The usability issues that seem to matter most all stem from the fact that reading Issuu content requires switching to a full-screen interface. This makes for a worse user experience (UX) in several ways.
First, it’s a long-held tenet of web usability that the interface must prioritize “user control and freedom,” in the words of Jakob Nielsen, the godfather of the field. (Nielsen’s time-tested software interface design principles have been usefully adapted for the web by Keith Instone and Jess McMullin and Grant Skinner, among others) When a website forces users into a full-screen interface in order to read its core content, it violates this critical principle.
Second, Issuu’s particular implementation of full-screen reading also requires users to learn a new interface. The power of the web lies in its consistency across sites: I click a link; I’m on a page; I’m looking at the content I wanted to see. The browser, in other words, is the interface we have all already learned, and the one that websites should take as much advantage of as possible. (“Follow platform conventions,” writes Nielsen; Issuu doesn’t even use a standard Print icon.)

Issuu’s interface includes not only the many little icons and buttons shown at right, but also a set of controls tied to things like your arrow keys and scroll wheel. All of this must be learned by new users, and re-learned again and again by occasional users. In its failure to provide any readily available documentation (like tips appearing, after delay, on rollover; or a single, unobtrusive “Help” link), Issuu also violates Nielsen’s final usability guideline.
Of course, there are plenty of reasons to create a new interface and force users to learn it. Or really, there is one: because you are providing a new function—and there are plenty of new functions you can provide. Tweeting, for example, or playing and pausing a video. Reading is not a new function. Reading is the foundational function of the Internet. It’s the only thing—literally the only thing—that every single browser can handle, right down to text browsers and screen-readers for the visually impaired.
Speaking of the visually impaired, they can’t use Issuu—not if they’re using the specialized browsers developed for them. So if you don’t want to lose them as readers, you’d better be sure Issuu provides their browsers with an alternative form of the content. (I don’t believe it does.) Failing to do that is the smaller-scale moral equivalent of not having a wheelchair-accessible entrance to your building.
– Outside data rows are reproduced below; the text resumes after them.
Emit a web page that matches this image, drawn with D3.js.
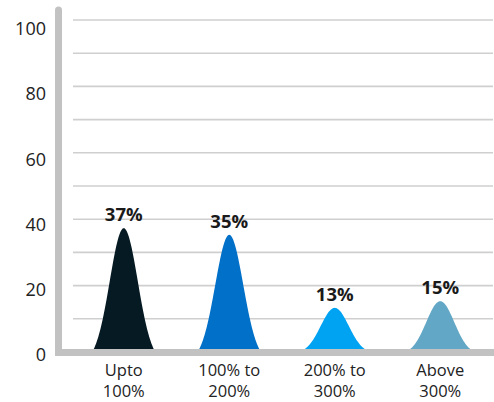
<!DOCTYPE html>
<html>
<head>
<meta charset="utf-8">
<script src="https://cdn.jsdelivr.net/npm/d3@7"></script>
<style>
html,body{margin:0;padding:0;background:#fff;}
svg{display:block;font-family:"Open Sans",sans-serif;}
</style>
</head>
<body>
<svg id="chart" width="494" height="402"></svg>
<script>
const categories = [["Upto","100%"],["100% to","200%"],["200% to","300%"],["Above","300%"]];
const values = [37, 35, 13, 15];
const valueLabels = ["37%","35%","13%","15%"];
const colors = ["#061a24","#0070c8","#00a3f2","#62a7c5"];
const tickValues = [0,20,40,60,80,100];
const gridValues = [10,20,30,40,50,60,70,80,90,100];

const svg = d3.select("#chart");
const x = d3.scaleBand().domain(d3.range(categories.length)).range([71, 493]).padding(0);
const y = d3.scaleLinear().domain([0,100]).range([352, 20]);
const yLab = d3.scaleLinear().domain([0,100]).range([355, 29]);

// gridlines
svg.append("g").selectAll("line").data(gridValues).join("line")
  .attr("x1", 73).attr("x2", 493)
  .attr("y1", d => y(d)).attr("y2", d => y(d))
  .attr("stroke", "#cfcfcf").attr("stroke-width", 1.6);

// peaks
const halfW = 30, sigma = 14;
const e0 = Math.exp(-(halfW*halfW)/(2*sigma*sigma));
function peakPath(i, v) {
  const cx = x(i) + x.bandwidth()/2;
  const base = 349;
  const top = y(v) - 1;
  const h = base - top;
  const pts = [];
  for (let k = -40; k <= 40; k++) {
    const dx = k / 40 * halfW;
    const g = (Math.exp(-(dx*dx)/(2*sigma*sigma)) - e0) / (1 - e0);
    pts.push([cx + dx, base - h * g]);
  }
  return d3.line()(pts) + "Z";
}
svg.append("g").selectAll("path").data(values).join("path")
  .attr("d", (d,i) => peakPath(i, d))
  .attr("fill", (d,i) => colors[i]);

// value labels
svg.append("g").selectAll("text").data(values).join("text")
  .attr("x", (d,i) => x(i) + x.bandwidth()/2)
  .attr("y", d => y(d) - 8)
  .attr("text-anchor", "middle")
  .attr("font-weight", "bold")
  .attr("font-size", 18.5)
  .attr("fill", "#1a1a1a")
  .text((d,i) => valueLabels[i]);

// axes lines
svg.append("line").attr("x1", 58.5).attr("x2", 58.5).attr("y1", 10).attr("y2", 352)
  .attr("stroke", "#c2c2c2").attr("stroke-width", 7).attr("stroke-linecap", "round");
svg.append("line").attr("x1", 55).attr("x2", 494).attr("y1", 352.5).attr("y2", 352.5)
  .attr("stroke", "#c2c2c2").attr("stroke-width", 7);

// y tick labels
const yAxis = d3.axisLeft(yLab).tickValues(tickValues).tickSize(0).tickPadding(0);
const ga = svg.append("g").attr("transform", "translate(46,0)").call(yAxis);
ga.select(".domain").remove();
ga.selectAll("text").attr("font-size", 18).attr("fill", "#222")
  .attr("font-family", "'Open Sans',sans-serif");

// category labels
const cg = svg.append("g").selectAll("text").data(categories).join("text")
  .attr("text-anchor", "middle")
  .attr("font-size", 16.5)
  .attr("fill", "#222");
cg.each(function(d,i){
  const t = d3.select(this);
  d.forEach((line, j) => {
    t.append("tspan").attr("x", x(i) + x.bandwidth()/2).attr("y", 376 + j*21).text(line);
  });
});
</script>
</body>
</html>
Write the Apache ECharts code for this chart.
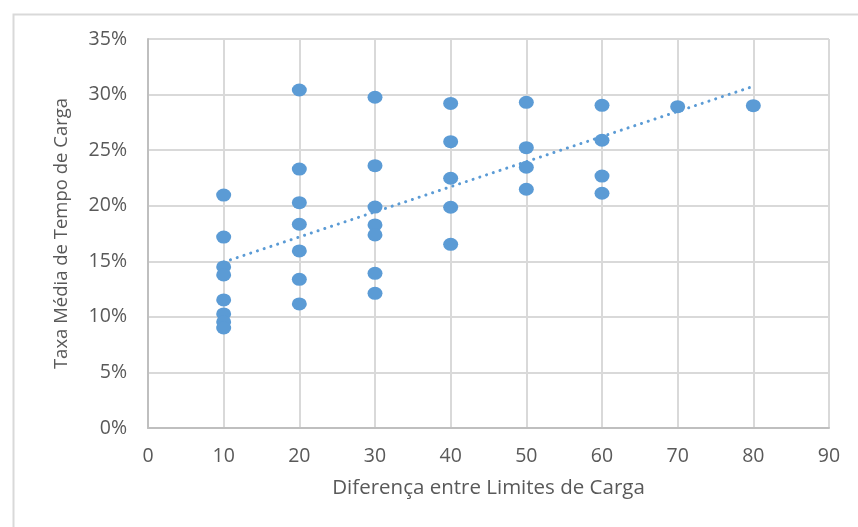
<!DOCTYPE html>
<html>
<head>
<meta charset="utf-8">
<script src="https://cdn.jsdelivr.net/npm/echarts@6/dist/echarts.min.js"></script>
<style>html,body{margin:0;padding:0;background:#fff;}#c{width:858px;height:527px;}</style>
</head>
<body>
<div id="c"></div>
<script>
// Data (x = Diferença entre Limites de Carga, y = Taxa Média %)
const xs10 = [20.96, 17.18, 14.49, 13.77, 11.52, 10.26, 9.54, 9.0];
const xs20 = [30.41, 23.3, 20.27, 18.33, 15.93, 13.38, 11.16];
const xs30 = [29.76, 23.6, 19.88, 18.27, 17.37, 13.92, 12.12];
const xs40 = [29.2, 25.76, 22.47, 19.86, 16.53];
const xs50 = [29.3, 25.22, 23.46, 21.48];
const xs60 = [29.03, 25.89, 22.67, 21.12];
const xs70 = [28.91];
const xs80 = [29.0];
const groupX = [10, 20, 30, 40, 50, 60, 70, 80];
const groupY = [xs10, xs20, xs30, xs40, xs50, xs60, xs70, xs80];
// Trend line endpoints
const trendX = [10, 80];
const trendY = [14.93, 30.74];

const xAxisTitle = 'Diferença entre Limites de Carga';
const yAxisTitle = 'Taxa Média de Tempo de Carga';

const points = [];
groupX.forEach((x, i) => groupY[i].forEach(v => points.push([x, v])));
const trend = trendX.map((x, i) => [x, trendY[i]]);

const font = 'Open Sans';
const txt = '#595959';
const chart = echarts.init(document.getElementById('c'), null, {renderer: 'canvas'});
chart.setOption({
  animation: false,
  backgroundColor: '#fff',
  grid: {left: 148, right: 29, top: 39, bottom: 99, containLabel: false},
  graphic: [{
    type: 'rect', left: 11, top: 12, silent: true,
    shape: {width: 900, height: 600},
    style: {fill: 'none', stroke: '#D9D9D9', lineWidth: 2}
  }],
  xAxis: {
    type: 'value', min: 0, max: 90, interval: 10,
    name: xAxisTitle, nameLocation: 'middle', nameGap: 50,
    nameTextStyle: {color: txt, fontFamily: font, fontSize: 20.5},
    axisLine: {show: true, lineStyle: {color: '#BFBFBF', width: 2}},
    axisTick: {show: false},
    axisLabel: {color: txt, fontFamily: font, fontSize: 19.5, margin: 18},
    splitLine: {show: true, lineStyle: {color: '#D9D9D9', width: 2}}
  },
  yAxis: {
    type: 'value', min: 0, max: 35, interval: 5,
    name: yAxisTitle, nameLocation: 'middle', nameGap: 77, nameRotate: 90,
    nameTextStyle: {color: txt, fontFamily: font, fontSize: 18.5},
    axisLine: {show: true, lineStyle: {color: '#BFBFBF', width: 2}},
    axisTick: {show: false},
    axisLabel: {color: txt, fontFamily: font, fontSize: 19.5, margin: 21, formatter: '{value}%'},
    splitLine: {show: true, lineStyle: {color: '#D9D9D9', width: 2}}
  },
  series: [
    {
      type: 'scatter', data: points, symbol: 'circle', symbolSize: [15, 13],
      itemStyle: {color: '#5B9BD5', opacity: 1}, z: 3
    },
    {
      type: 'line', data: trend, showSymbol: false, symbol: 'none',
      lineStyle: {color: '#5B9BD5', width: 3, type: [0.1, 7], cap: 'round'},
      z: 4
    }
  ]
});
</script>
</body>
</html>
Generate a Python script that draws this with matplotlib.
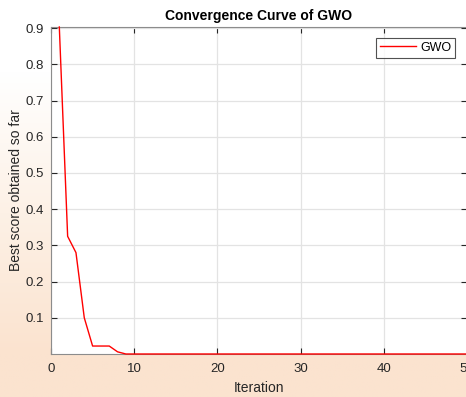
import numpy as np
import matplotlib
matplotlib.use('Agg')
import matplotlib.pyplot as plt
from matplotlib.colors import LinearSegmentedColormap

plt.rcParams['font.family'] = ['Liberation Sans', 'DejaVu Sans']

# convergence data
iterations = list(range(1, 51))
best_score = [0.903, 0.325, 0.280, 0.100, 0.022, 0.022, 0.022, 0.006, 0.0] + [0.0] * 41

title = 'Convergence Curve of GWO'
x_label = 'Iteration'
y_label = 'Best score obtained so far'
legend_label = 'GWO'
x_ticks = [0, 10, 20, 30, 40, 50]
y_ticks = [0.1, 0.2, 0.3, 0.4, 0.5, 0.6, 0.7, 0.8, 0.9]

fig = plt.figure(figsize=(4.66, 3.97), dpi=100, facecolor='white')

# faint peach watermark behind the axes
bg = fig.add_axes([0, 0, 1, 1], zorder=-10)
cmap = LinearSegmentedColormap.from_list('wm', ['#ffffff', '#fdf1e6', '#fbe3cf'])
yy, xx = np.mgrid[0:1:200j, 0:1:200j]
field = np.clip(yy * 1.4 - 0.25, 0, 1)
bg.imshow(field, cmap=cmap, aspect='auto', extent=[0, 1, 0, 1], origin='upper')
bg.axis('off')

ax = fig.add_axes([51 / 466, 1 - 354 / 397, 416 / 466, 327 / 397])
ax.set_facecolor('white')
ax.plot(iterations, best_score, color='#ff0000', lw=1.0, label=legend_label,
        clip_on=False, zorder=5)

ax.set_xlim(0, 50)
ax.set_ylim(0, 0.903)
ax.set_xticks(x_ticks)
ax.set_yticks(y_ticks)
ax.set_yticklabels([f'{v:g}' for v in y_ticks])
ax.grid(True, color='#e3e3e3', lw=0.9)
ax.set_axisbelow(True)
ax.tick_params(direction='in', length=4, width=0.8, colors='#262626',
               labelsize=9.5, top=True, right=True, pad=5)
ax.tick_params(axis='x', pad=6.5)
for s in ax.spines.values():
    s.set_color('#8c8c8c')
    s.set_linewidth(0.8)

ax.set_title(title, fontsize=10, fontweight='bold', pad=5)
ax.set_xlabel(x_label, fontsize=10, color='#262626', labelpad=4.5)
ax.set_ylabel(y_label, fontsize=10, color='#262626', labelpad=1.5)

leg = ax.legend(loc='upper right', bbox_to_anchor=(0.971, 0.966), fontsize=9,
                frameon=True, fancybox=False, handlelength=2.9, borderpad=0.3,
                handletextpad=0.3, borderaxespad=0)
leg.get_frame().set_edgecolor('#262626')
leg.get_frame().set_linewidth(0.8)

fig.savefig('out.png', dpi=100, facecolor=fig.get_facecolor())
In a way, it’s worse (depending on what’s in the building), because while it costs a lot of money to pour a concrete ramp, not using Issuu is absolutely free.
Finally, although again it is a fact of the Internet that I will have to click several times to accomplish my browsing goals in any given scenario, it is never a good idea to add extraneous clicks. Forcing users who have just clicked a link (from Twitter, say, or from your home page) expecting to read a piece of writing to click again before they can do so is bad form and likely to cost you readers.
I would be remiss if I didn’t close by offering you a pair of possible alternatives. The first and most obvious is to use whatever web publishing platform you have in place to publish your magazine’s content—not just your blog and your “About” page.
The second is just to link to a PDF or, better, a series of PDFs, one for each piece in your magazine. This latter solution will get you out of some—not necessarily all—of the usability hurdles, and will be far better for both search-engine optimization and compatibility with technology used by the visually impaired (so long as the PDFs are well-formed). I would encourage you only to go this route if you have some very compelling reason to do so, and I can’t think of one.
As I mention it, I honestly don’t know what drove some of you to Issuu in the first place. If you felt like letting me know, I would be more than happy to help you think through (and possibly implement) other alternatives that more specifically address your needs.
Most sincerely,
Devan
P.S.: May I call you “lit mags” in any future correspondence?